I’ve always loved this song:
The tune is haunting, and the main lyric ‘Where have all the cowboys gone?’ strikes a chord about how society – gender roles, notions of romance – has changed. Cowboys aren’t quite my ideal heroes, so I’d perhaps be singing ‘Where have all the gentlemen gone?’ but the sentiment is the same.
And I wonder: someday, will people be singing, ‘Where have all the old books gone?’
In a moment in time, a book is published and read. But then that moment passes, and the publisher may let the book go out of print. The book is unpublished. Any loyal or new reader must resort to scouring second-hand bookshops to find a copy. And more moments pass, and more, and too many books that once mattered to someone, many people even, become forgotten.
Take, for example, The Complete Neurotic’s Notebook by Mignon McLaughlin. Mignon was an American magazine editor who collated her aphorisms into the two-volume Complete Neurotic’s Notebook. You can find plenty of her insightful aphorisms quoted online these days; for example:
- Don’t be yourself – be someone a little nicer.
- It does not undo harm to acknowledge that we have done it; but it undoes us not to acknowledge it.
- Everybody can write; writers can’t do anything else.
- The only courage that matters is the kind that gets you from one moment to the next.
- If the second marriage really succeeds, the first one didn’t really fail.
- What you have become is the price you paid to get what you used to want.
- Every society honors its live conformists and its dead troublemakers.
Great material, don’t you agree? And yet, if you pop onto Amazon and try to pick up a copy you’ll find yourself scanning second-hand sellers looking for anything upwards of $50 for a book dating back to 1981: the book is out of print.
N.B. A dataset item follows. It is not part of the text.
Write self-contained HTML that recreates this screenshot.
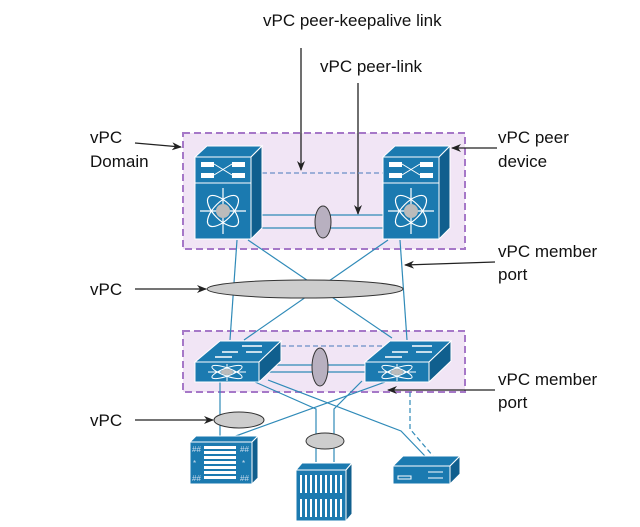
<!DOCTYPE html>
<html><head><meta charset="utf-8"><style>
html,body{margin:0;padding:0;background:#fff;}
svg{display:block;}
text{font-family:"Liberation Sans",sans-serif;font-size:17px;fill:#111;}
</style></head><body>
<svg width="640" height="527" viewBox="0 0 640 527" xmlns="http://www.w3.org/2000/svg">
<defs>
<marker id="ar" markerWidth="10" markerHeight="8" refX="9" refY="4" orient="auto" markerUnits="userSpaceOnUse">
<path d="M0,0 L10,4 L0,8 L3,4 z" fill="#222"/></marker>
</defs>
<!-- domain boxes -->
<rect x="183" y="133" width="282" height="116" fill="#f1e5f5" stroke="#a678c8" stroke-width="2" stroke-dasharray="7,4"/>
<rect x="183" y="331" width="282" height="61" fill="#f1e5f5" stroke="#a678c8" stroke-width="2" stroke-dasharray="7,4"/>

<!-- labels -->
<text x="263" y="26">vPC peer-keepalive link</text>
<text x="320" y="72">vPC peer-link</text>
<text x="90" y="143">vPC</text><text x="90" y="167">Domain</text>
<text x="498" y="143">vPC peer</text><text x="498" y="167">device</text>
<text x="498" y="257">vPC member</text><text x="498" y="280">port</text>
<text x="90" y="295">vPC</text>
<text x="498" y="385">vPC member</text><text x="498" y="408">port</text>
<text x="90" y="426">vPC</text>

<!-- arrows -->
<g stroke="#222" stroke-width="1.3" fill="none">
<line x1="301" y1="48" x2="301" y2="170" marker-end="url(#ar)"/>
<line x1="358" y1="83" x2="358" y2="214" marker-end="url(#ar)"/>
<line x1="135" y1="143" x2="181" y2="147" marker-end="url(#ar)"/>
<line x1="497" y1="148" x2="452" y2="148" marker-end="url(#ar)"/>
<line x1="495" y1="262" x2="405" y2="265" marker-end="url(#ar)"/>
<line x1="135" y1="289" x2="206" y2="289" marker-end="url(#ar)"/>
<line x1="495" y1="390" x2="388" y2="390" marker-end="url(#ar)"/>
<line x1="135" y1="420" x2="213" y2="420" marker-end="url(#ar)"/>
</g>

<!-- connection lines -->
<g stroke="#2f8ab8" stroke-width="1.2" fill="none">
<line x1="262" y1="215" x2="383" y2="215"/>
<line x1="262" y1="228" x2="383" y2="228"/>
<line x1="237" y1="240" x2="230" y2="340"/>
<line x1="248" y1="240" x2="392" y2="338"/>
<line x1="388" y1="240" x2="244" y2="340"/>
<line x1="400" y1="240" x2="407" y2="340"/>
<line x1="259" y1="365" x2="365" y2="365"/>
<line x1="259" y1="372" x2="365" y2="372"/>
<line x1="220" y1="382" x2="220" y2="437"/>
<line x1="385" y1="382" x2="233" y2="437"/>
<polyline points="255,382 316,409 316,462"/>
<polyline points="362,381 334,409 334,462"/>
<polyline points="268,380 401,431 425,456"/>
</g>
<g stroke="#6a8fc8" stroke-width="1.2" fill="none" stroke-dasharray="5,3">
<line x1="262" y1="173" x2="383" y2="173"/>
<line x1="281" y1="346" x2="385" y2="346"/>
<polyline stroke="#2f8ab8" points="410,392 410,429 433,456"/>
</g>

<!-- ellipses -->
<g fill="#b8b0c0" stroke="#333" stroke-width="1">
<ellipse cx="323" cy="222" rx="8" ry="16"/>
<ellipse cx="320" cy="367" rx="8" ry="19"/>
</g>
<g fill="#cdcdcd" stroke="#333" stroke-width="1">
<ellipse cx="305" cy="289" rx="98" ry="9"/>
<ellipse cx="239" cy="420" rx="25" ry="8"/>
<ellipse cx="325" cy="441" rx="19" ry="8"/>
</g>

<!-- top switches -->
<g id="sw">
<polygon points="195,157 207,146 262,146 251,157" fill="#1b7ab0" stroke="#fff" stroke-width="1"/>
<polygon points="251,157 262,146 262,228 251,239" fill="#105f8e" stroke="#fff" stroke-width="1"/>
<rect x="195" y="157" width="56" height="26" fill="#1b7ab0" stroke="#fff" stroke-width="1"/>
<rect x="195" y="183" width="56" height="56" fill="#1b7ab0" stroke="#fff" stroke-width="1"/>
<rect x="201" y="162" width="13" height="5" fill="#fff"/><rect x="232" y="162" width="13" height="5" fill="#fff"/>
<rect x="201" y="173" width="13" height="5" fill="#fff"/><rect x="232" y="173" width="13" height="5" fill="#fff"/>
<path d="M214,164 L232,175 M214,175 L232,164" stroke="#fff" stroke-width="1"/>
<g stroke="#fff" stroke-width="1.2" fill="none">
<ellipse cx="223" cy="211" rx="20" ry="9" transform="rotate(45 223 211)"/>
<ellipse cx="223" cy="211" rx="20" ry="9" transform="rotate(-45 223 211)"/>
<path d="M223,188 V234 M200,211 H246"/>
</g>
<circle cx="223" cy="211" r="7" fill="#bbb"/>
</g>
<use href="#sw" transform="translate(188,0)"/>

<!-- lower switches -->
<g id="ls">
<polygon points="195,362 220,341 281,341 259,362" fill="#1b7ab0" stroke="#fff" stroke-width="1"/>
<polygon points="259,362 281,341 281,361 259,382" fill="#105f8e" stroke="#fff" stroke-width="1"/>
<rect x="195" y="362" width="64" height="20" fill="#1b7ab0" stroke="#fff" stroke-width="1"/>
<path d="M215,357 H232 M242,346 H262 M222,352 H238 M246,352 H262" stroke="#fff" stroke-width="1.6"/>
<g stroke="#fff" stroke-width="1" fill="none">
<ellipse cx="227" cy="372" rx="16" ry="4" transform="rotate(20 227 372)"/>
<ellipse cx="227" cy="372" rx="16" ry="4" transform="rotate(-20 227 372)"/>
<path d="M227,364 V381 M208,372 H246"/>
</g>
<ellipse cx="227" cy="372" rx="6" ry="3" fill="#bbb"/>
</g>
<use href="#ls" transform="translate(170,0)"/>

<!-- blade chassis -->
<polygon points="190,442 196,436 258,436 252,442" fill="#1b7ab0" stroke="#fff"/>
<polygon points="252,442 258,436 258,478 252,484" fill="#105f8e" stroke="#fff"/>
<rect x="190" y="442" width="62" height="42" fill="#1b7ab0" stroke="#fff"/>
<g fill="#fff"><rect x="204" y="446" width="32" height="3"/><rect x="204" y="451" width="32" height="3"/><rect x="204" y="456" width="32" height="3"/><rect x="204" y="461" width="32" height="3"/><rect x="204" y="466" width="32" height="3"/><rect x="204" y="471" width="32" height="3"/><rect x="204" y="476" width="32" height="3"/></g>
<g fill="#cde" font-size="8"><text x="192" y="452" style="font-size:8px;fill:#cde">##</text><text x="240" y="452" style="font-size:8px;fill:#cde">##</text><text x="193" y="466" style="font-size:8px;fill:#cde">*</text><text x="242" y="466" style="font-size:8px;fill:#cde">*</text><text x="192" y="481" style="font-size:8px;fill:#cde">##</text><text x="240" y="481" style="font-size:8px;fill:#cde">##</text></g>

<!-- rack server -->
<polygon points="296,470 302,463 352,463 346,470" fill="#1b7ab0" stroke="#fff"/>
<polygon points="346,470 352,463 352,514 346,521" fill="#105f8e" stroke="#fff"/>
<rect x="296" y="470" width="50" height="51" fill="#1b7ab0" stroke="#fff"/>
<g stroke="#fff" stroke-width="2">
<path d="M301,475 V493 M306,475 V493 M311,475 V493 M316,475 V493 M321,475 V493 M326,475 V493 M331,475 V493 M336,475 V493 M341,475 V493"/>
<path d="M301,499 V517 M306,499 V517 M311,499 V517 M316,499 V517 M321,499 V517 M326,499 V517 M331,499 V517 M336,499 V517 M341,499 V517"/>
</g>

<!-- small device -->
<polygon points="393,466 403,456 460,456 450,466" fill="#1b7ab0" stroke="#fff"/>
<polygon points="450,466 460,456 460,474 450,484" fill="#105f8e" stroke="#fff"/>
<rect x="393" y="466" width="57" height="18" fill="#1b7ab0" stroke="#fff"/>
<rect x="398" y="476" width="13" height="3" fill="none" stroke="#fff"/>
<path d="M428,472 H443 M428,478 H443" stroke="#fff"/>
</svg>
</body></html>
Some readers find this a travesty. The brilliant website http://neglectedbooks.com/ exists to jog memories of books that are slipping into the ether. As the site states: ‘Here you’ll find lists of thousands of books that have been neglected, overlooked, forgotten, or stranded by changing tides in critical or popular taste.’
Is it acceptable for works to simply disappear over time – works that writers toiled over, that readers once appreciated, enjoyed? Or do we have a responsibility to preserve these books – for our generations and for all those to come? I think we do. I think we need to be investing in digitising every book in every archive we can find, so that when the pages have turned to dust, the words live on.
Ensuring that a writer’s works that were published remain published is not just about that person living on through his or her own work (though it’s worth noting that was likely part of the author’s objective in writing); it’s about giving future readers the choice in what they’d like to read. Last week, I wrote about The Great Gatsby, and the fact that it very nearly faded into obscurity when it sold poorly during F. Scott Fitzgerald’s lifetime. In fact, it was in the year after the author’s death – 16 years after its first publication – that a republication of the book parceled up with Fitzgerald’s posthumously published novel The Last Tycoon saw it receive positive reviews. Imagine the book had never been republished. Imagine American literature today if The Great Gatsby had died with its creator.
The ebook. Not necessarily the entity that will kill the book as we know it. In fact, it could become the savior of book – all books.